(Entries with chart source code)

^^^^^^^^^^^^^^^^

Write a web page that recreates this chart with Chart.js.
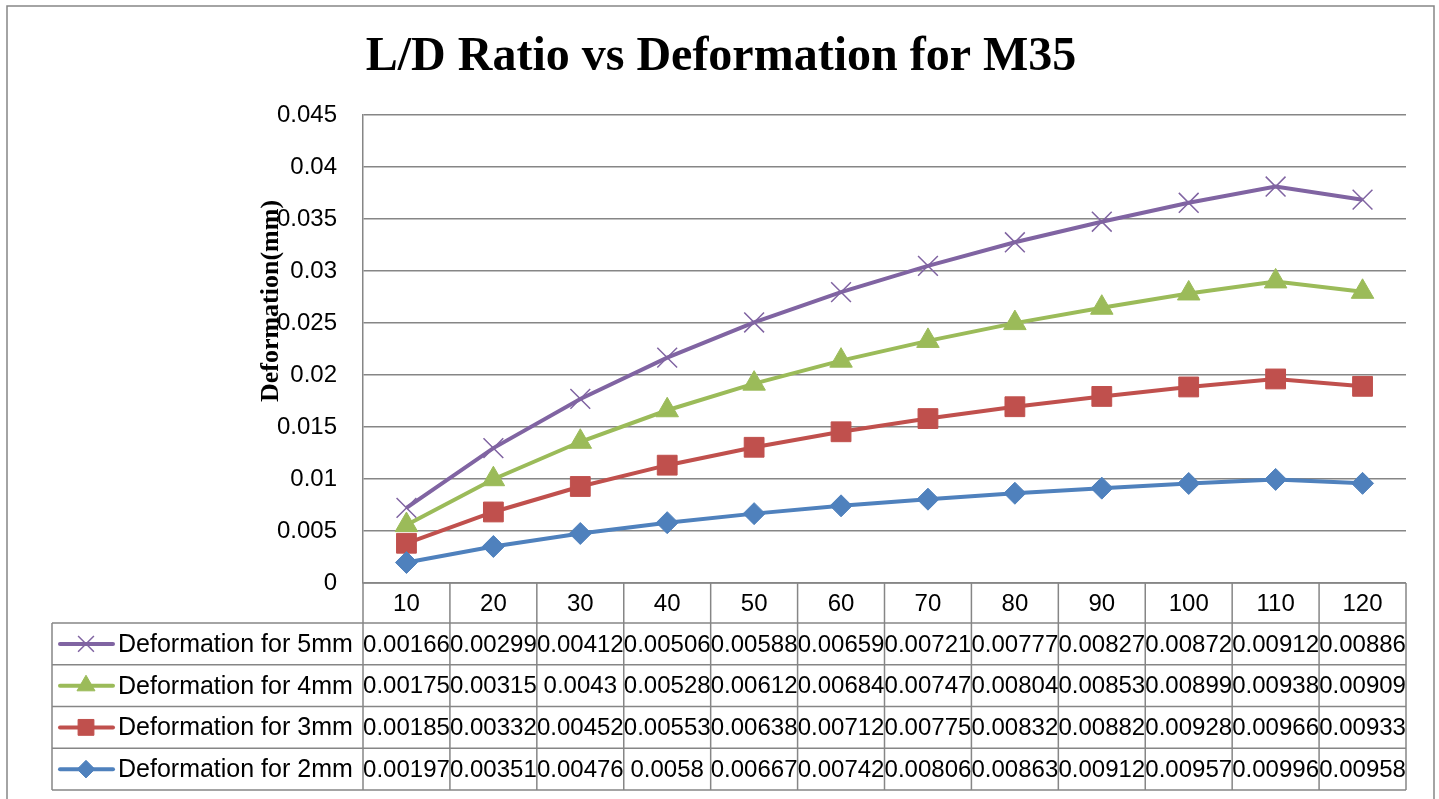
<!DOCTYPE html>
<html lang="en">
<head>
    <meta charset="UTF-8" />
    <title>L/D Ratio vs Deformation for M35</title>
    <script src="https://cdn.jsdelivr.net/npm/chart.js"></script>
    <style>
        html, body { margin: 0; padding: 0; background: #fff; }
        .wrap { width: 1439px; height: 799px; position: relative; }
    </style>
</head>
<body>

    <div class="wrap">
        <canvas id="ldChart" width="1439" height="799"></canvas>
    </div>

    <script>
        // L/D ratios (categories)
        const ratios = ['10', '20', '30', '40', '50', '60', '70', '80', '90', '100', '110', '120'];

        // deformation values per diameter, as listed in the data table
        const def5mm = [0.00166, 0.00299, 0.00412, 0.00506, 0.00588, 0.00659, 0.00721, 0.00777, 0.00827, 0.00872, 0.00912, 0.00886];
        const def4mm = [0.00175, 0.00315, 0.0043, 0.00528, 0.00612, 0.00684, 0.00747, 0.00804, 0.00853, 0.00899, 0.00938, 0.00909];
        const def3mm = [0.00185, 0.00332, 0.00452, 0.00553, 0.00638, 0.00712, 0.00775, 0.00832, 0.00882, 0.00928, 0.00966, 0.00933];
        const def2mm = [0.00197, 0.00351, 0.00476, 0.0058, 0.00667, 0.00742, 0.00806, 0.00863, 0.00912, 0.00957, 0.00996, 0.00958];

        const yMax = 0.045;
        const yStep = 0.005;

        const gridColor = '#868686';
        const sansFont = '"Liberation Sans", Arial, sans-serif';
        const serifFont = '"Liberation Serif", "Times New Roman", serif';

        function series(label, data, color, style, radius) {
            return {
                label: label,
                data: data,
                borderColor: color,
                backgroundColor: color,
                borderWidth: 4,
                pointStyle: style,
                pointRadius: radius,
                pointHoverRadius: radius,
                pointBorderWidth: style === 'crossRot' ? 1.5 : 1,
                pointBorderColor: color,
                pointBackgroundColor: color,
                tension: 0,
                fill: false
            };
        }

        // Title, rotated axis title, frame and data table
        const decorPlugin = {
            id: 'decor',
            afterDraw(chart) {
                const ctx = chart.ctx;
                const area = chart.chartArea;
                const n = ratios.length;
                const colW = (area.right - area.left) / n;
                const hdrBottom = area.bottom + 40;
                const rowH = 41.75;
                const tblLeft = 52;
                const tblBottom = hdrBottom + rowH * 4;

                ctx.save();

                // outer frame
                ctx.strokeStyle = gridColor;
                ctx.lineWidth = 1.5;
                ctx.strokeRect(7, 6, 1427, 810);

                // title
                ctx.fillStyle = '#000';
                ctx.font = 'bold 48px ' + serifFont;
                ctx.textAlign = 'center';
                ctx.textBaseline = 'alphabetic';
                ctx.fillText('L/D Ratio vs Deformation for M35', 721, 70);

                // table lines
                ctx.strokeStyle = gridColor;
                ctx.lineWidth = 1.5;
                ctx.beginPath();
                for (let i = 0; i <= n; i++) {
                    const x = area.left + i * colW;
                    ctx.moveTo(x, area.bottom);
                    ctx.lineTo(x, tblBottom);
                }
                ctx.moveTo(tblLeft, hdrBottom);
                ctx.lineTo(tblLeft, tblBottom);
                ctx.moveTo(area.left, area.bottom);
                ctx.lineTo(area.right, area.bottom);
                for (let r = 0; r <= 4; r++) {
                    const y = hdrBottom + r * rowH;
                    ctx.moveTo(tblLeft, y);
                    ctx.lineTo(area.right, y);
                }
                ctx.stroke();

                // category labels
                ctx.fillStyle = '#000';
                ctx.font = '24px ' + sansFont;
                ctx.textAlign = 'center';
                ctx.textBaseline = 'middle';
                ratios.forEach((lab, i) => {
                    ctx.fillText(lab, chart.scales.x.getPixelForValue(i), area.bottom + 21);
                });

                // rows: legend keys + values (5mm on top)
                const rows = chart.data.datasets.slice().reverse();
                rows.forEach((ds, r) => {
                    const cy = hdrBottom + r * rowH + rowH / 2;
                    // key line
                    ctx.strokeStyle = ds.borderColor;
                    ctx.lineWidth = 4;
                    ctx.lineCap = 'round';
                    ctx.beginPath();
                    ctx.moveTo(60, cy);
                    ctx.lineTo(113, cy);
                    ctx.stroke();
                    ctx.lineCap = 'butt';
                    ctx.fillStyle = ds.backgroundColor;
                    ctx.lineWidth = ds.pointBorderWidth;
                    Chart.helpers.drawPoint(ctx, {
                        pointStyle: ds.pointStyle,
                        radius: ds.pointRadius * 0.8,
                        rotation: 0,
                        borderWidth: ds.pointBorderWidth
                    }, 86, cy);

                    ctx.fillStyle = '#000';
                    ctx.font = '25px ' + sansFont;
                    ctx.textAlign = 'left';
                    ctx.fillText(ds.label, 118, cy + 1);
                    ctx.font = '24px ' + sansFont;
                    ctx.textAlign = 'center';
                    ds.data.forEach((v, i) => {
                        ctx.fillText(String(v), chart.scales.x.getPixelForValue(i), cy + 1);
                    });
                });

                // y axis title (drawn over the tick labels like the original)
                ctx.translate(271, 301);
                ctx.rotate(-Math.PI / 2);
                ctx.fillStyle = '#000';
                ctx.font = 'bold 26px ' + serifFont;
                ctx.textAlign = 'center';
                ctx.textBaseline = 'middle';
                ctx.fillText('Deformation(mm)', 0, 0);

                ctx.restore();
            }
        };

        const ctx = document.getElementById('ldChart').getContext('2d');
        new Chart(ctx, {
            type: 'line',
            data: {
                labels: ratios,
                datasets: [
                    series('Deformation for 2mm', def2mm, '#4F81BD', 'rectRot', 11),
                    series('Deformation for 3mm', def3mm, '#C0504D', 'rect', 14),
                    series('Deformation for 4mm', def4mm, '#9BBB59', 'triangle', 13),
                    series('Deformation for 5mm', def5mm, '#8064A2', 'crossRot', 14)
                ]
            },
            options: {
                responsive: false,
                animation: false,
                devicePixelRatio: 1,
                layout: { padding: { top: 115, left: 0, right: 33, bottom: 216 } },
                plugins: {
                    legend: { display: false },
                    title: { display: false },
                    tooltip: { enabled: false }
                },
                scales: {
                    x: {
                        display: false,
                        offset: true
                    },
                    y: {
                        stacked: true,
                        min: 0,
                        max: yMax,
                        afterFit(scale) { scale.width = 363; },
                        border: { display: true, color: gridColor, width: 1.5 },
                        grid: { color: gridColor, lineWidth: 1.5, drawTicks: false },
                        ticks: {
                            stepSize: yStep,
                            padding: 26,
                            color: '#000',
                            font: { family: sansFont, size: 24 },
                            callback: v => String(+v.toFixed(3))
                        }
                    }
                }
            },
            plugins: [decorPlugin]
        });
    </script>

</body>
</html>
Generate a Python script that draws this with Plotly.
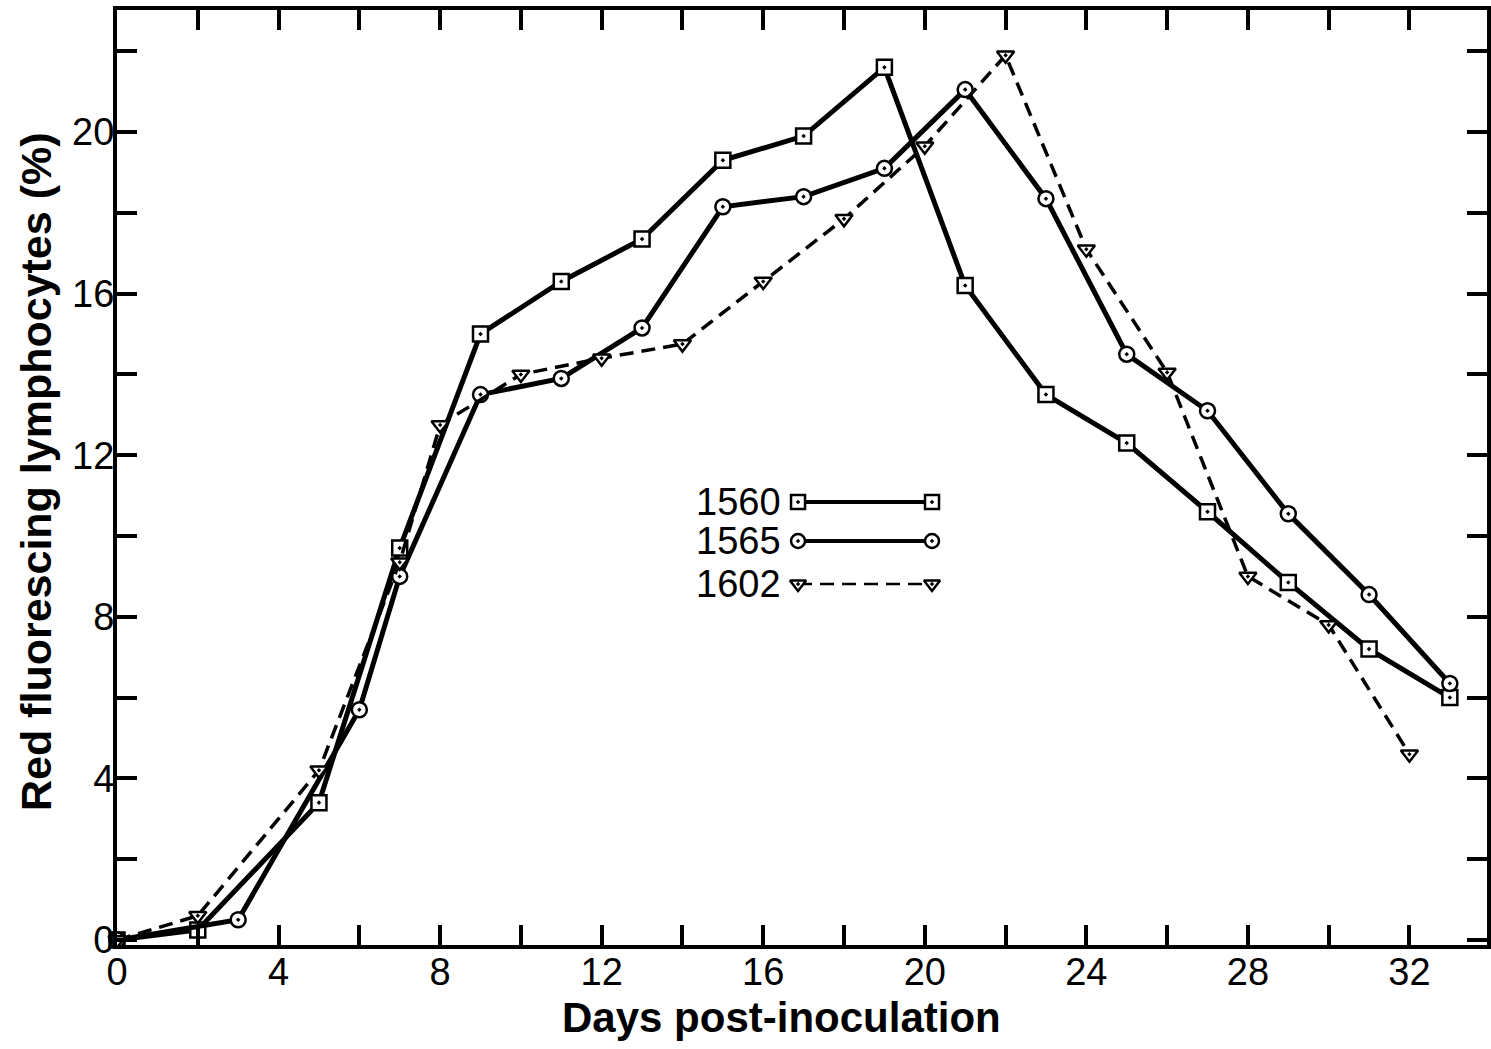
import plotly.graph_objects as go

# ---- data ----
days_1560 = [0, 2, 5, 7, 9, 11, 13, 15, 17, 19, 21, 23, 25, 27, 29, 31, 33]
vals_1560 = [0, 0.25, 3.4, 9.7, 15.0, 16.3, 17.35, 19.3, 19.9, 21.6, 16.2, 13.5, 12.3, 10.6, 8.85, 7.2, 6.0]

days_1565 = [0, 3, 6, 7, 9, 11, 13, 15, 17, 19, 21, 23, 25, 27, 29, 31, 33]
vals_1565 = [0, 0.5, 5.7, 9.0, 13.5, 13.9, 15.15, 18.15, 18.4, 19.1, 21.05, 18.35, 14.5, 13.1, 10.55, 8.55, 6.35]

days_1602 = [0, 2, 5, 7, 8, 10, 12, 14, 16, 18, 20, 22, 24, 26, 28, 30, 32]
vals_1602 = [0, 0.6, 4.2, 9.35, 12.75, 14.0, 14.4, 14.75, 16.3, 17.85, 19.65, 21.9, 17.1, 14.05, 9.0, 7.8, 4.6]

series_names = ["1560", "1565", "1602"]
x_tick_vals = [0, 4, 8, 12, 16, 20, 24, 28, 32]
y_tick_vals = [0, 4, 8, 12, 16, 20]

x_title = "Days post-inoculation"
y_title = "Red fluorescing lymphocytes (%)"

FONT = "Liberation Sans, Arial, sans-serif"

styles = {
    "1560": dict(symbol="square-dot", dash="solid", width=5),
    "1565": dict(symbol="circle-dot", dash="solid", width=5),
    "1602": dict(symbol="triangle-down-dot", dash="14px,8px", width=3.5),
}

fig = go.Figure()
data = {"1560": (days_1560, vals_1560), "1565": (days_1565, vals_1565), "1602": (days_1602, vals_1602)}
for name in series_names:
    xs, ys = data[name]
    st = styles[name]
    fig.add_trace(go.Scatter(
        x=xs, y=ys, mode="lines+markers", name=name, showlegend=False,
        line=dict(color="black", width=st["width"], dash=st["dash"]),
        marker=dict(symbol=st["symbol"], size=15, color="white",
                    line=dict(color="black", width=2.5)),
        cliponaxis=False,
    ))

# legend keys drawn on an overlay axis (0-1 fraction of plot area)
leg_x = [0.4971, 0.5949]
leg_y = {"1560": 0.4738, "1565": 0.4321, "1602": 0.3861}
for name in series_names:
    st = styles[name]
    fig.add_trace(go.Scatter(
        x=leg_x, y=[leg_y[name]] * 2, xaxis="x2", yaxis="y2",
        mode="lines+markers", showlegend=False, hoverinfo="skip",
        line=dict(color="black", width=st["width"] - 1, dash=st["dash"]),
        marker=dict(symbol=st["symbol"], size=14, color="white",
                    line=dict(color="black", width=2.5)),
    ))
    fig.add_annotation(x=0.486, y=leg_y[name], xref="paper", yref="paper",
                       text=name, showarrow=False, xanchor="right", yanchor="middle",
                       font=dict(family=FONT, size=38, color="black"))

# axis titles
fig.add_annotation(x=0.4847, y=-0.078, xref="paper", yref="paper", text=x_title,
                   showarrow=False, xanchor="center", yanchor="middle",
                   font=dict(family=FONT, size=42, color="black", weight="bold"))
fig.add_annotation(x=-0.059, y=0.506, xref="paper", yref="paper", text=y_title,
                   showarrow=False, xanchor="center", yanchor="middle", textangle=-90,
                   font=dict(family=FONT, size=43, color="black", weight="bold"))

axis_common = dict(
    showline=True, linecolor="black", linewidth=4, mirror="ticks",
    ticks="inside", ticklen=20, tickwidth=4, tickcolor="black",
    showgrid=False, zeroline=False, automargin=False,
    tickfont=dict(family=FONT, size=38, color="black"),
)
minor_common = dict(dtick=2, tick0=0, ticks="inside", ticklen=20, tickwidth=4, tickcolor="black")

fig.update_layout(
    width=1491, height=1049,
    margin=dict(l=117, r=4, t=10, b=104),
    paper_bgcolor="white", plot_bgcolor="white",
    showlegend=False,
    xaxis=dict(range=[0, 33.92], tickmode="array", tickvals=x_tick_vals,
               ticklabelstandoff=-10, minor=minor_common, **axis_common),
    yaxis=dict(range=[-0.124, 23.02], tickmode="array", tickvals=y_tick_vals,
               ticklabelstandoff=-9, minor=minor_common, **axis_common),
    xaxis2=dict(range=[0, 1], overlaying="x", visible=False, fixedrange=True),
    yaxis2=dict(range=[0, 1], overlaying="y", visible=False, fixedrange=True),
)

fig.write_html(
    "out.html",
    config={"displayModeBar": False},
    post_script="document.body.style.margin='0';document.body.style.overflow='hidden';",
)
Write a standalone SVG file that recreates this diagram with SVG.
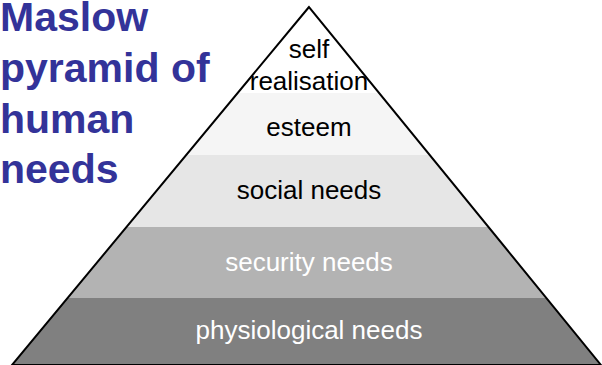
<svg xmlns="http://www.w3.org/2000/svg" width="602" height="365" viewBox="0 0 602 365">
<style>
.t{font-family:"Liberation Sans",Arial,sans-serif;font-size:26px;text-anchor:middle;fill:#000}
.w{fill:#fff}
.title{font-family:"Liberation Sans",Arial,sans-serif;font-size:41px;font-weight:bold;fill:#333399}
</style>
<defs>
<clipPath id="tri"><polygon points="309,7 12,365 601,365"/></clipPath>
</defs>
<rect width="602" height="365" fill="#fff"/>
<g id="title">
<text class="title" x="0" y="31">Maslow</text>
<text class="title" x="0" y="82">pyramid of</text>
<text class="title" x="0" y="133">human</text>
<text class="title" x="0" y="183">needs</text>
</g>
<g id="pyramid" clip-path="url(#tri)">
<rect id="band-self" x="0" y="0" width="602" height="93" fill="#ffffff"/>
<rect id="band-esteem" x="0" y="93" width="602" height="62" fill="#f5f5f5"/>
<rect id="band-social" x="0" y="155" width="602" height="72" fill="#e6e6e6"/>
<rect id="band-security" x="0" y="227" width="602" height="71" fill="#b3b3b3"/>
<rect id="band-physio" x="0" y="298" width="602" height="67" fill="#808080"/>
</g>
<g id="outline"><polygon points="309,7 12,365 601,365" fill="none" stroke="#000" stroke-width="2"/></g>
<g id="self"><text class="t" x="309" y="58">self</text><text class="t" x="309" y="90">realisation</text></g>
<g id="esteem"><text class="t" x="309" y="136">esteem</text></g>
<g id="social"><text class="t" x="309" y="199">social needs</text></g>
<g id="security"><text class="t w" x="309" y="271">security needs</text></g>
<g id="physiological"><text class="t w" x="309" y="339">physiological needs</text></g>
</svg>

^^^^^^^^^^^^^^^^

*Short exercise*: Take the lines from the first line of the entries through the line with "const yStep = 0.005;", inclusive, and give them again exactly, minus any pictures.

*Exercise answer*:
Write a web page that recreates this chart with Chart.js.
<!DOCTYPE html>
<html lang="en">
<head>
    <meta charset="UTF-8" />
    <title>L/D Ratio vs Deformation for M35</title>
    <script src="https://cdn.jsdelivr.net/npm/chart.js"></script>
    <style>
        html, body { margin: 0; padding: 0; background: #fff; }
        .wrap { width: 1439px; height: 799px; position: relative; }
    </style>
</head>
<body>

    <div class="wrap">
        <canvas id="ldChart" width="1439" height="799"></canvas>
    </div>

    <script>
        // L/D ratios (categories)
        const ratios = ['10', '20', '30', '40', '50', '60', '70', '80', '90', '100', '110', '120'];

        // deformation values per diameter, as listed in the data table
        const def5mm = [0.00166, 0.00299, 0.00412, 0.00506, 0.00588, 0.00659, 0.00721, 0.00777, 0.00827, 0.00872, 0.00912, 0.00886];
        const def4mm = [0.00175, 0.00315, 0.0043, 0.00528, 0.00612, 0.00684, 0.00747, 0.00804, 0.00853, 0.00899, 0.00938, 0.00909];
        const def3mm = [0.00185, 0.00332, 0.00452, 0.00553, 0.00638, 0.00712, 0.00775, 0.00832, 0.00882, 0.00928, 0.00966, 0.00933];
        const def2mm = [0.00197, 0.00351, 0.00476, 0.0058, 0.00667, 0.00742, 0.00806, 0.00863, 0.00912, 0.00957, 0.00996, 0.00958];

        const yMax = 0.045;
        const yStep = 0.005;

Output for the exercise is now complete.